Jennie then removes her dress entirely, runs naked through the woods and dives into the water. The next two minutes consist of shots of Jennie swimming nude and frolicking with her dog. Jake Bolby appears on a ridge above the pond, and watches the naked girl. An old woman sees what Bolby is doing, and says to him, "Purty, ain't she?" Freddie hears this and alerts Jennie to the fact that someone is watching her, and she swims for cover. She asks Freddie to bring her clothes to her, without looking at her. He uses a long stick to pass her the dress. She pulls the dress on, unseen to the camera, and climbs out of the water.

Some prints and screenings of the film have cut out the topless scene, leaving only the long shot nude swim sequence.

==Production==
Child Bride was the first film produced by noted exploitation film producer and promoter Kroger Babb, who marketed it as an educational film and who would reissue it under various titles, including Child Brides, Child Bride of the Ozarks and Dust to Dust. The movie is perhaps best known for the lengthy nude child swimming scene, which AllMovie described as "completely gratuitous" and "obviously Child Brides main selling point and the reason for its longevity on the exploitation circuit."
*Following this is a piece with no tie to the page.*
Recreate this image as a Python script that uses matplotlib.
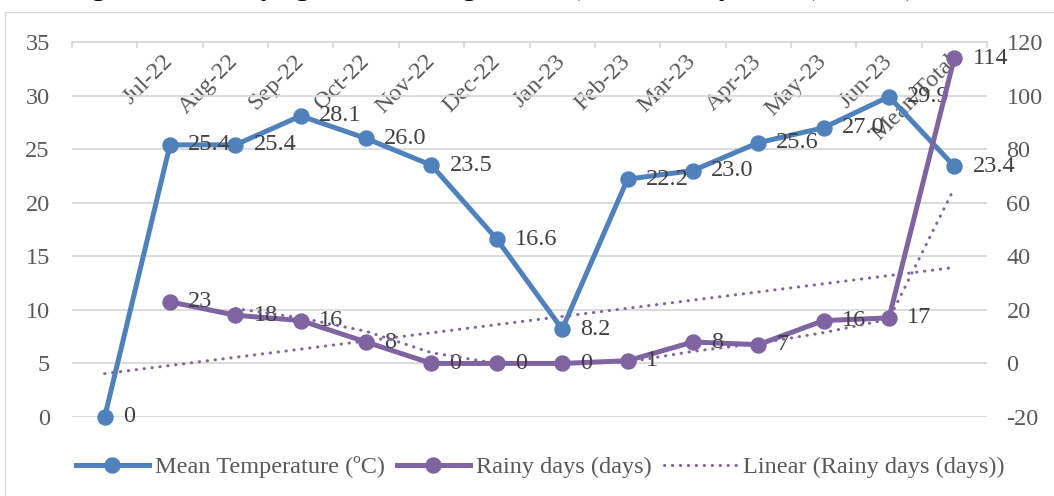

The film had been submitted to the Production Code Administration for a certificate of approval, but was denied because of its subject matter, which was said to be "a sexually abhorrent abnormality which violates all moral principles", and because of the onscreen child nudity. The censors also objected to the murderer never being punished for his deeds.

The production of the film in 1938 followed shortly after mass media coverage of the 1937 marriage of 9-year-old Eunice Winstead to Charlie Johns, causing the film to be compared to it.

==Home media==
Alpha Video's DVD release presents the film in its uncensored form, while Mill Creek Entertainment included a censored version of the film in its 20 Movie Pack Cult Classics collection. Kino Lorber has published the uncensored film on Blu-ray as a double feature with Tomorrow's Children. The film is now in the public domain.

==Legacy==
According to an interview with Mystery Science Theater 3000 writers Michael J. Nelson and Kevin Murphy, Child Bride was considered for potential use, but was considered too awful and disturbing, with Murphy saying that he needed "a good cry and a shower" afterwards. In a separate interview with staff writer Frank Conniff, who was responsible for selecting films for riffing, Child Bride was cited as the worst film watched as a potential selection—alongside Manos: The Hands of Fate, which was used on the series in January 1993.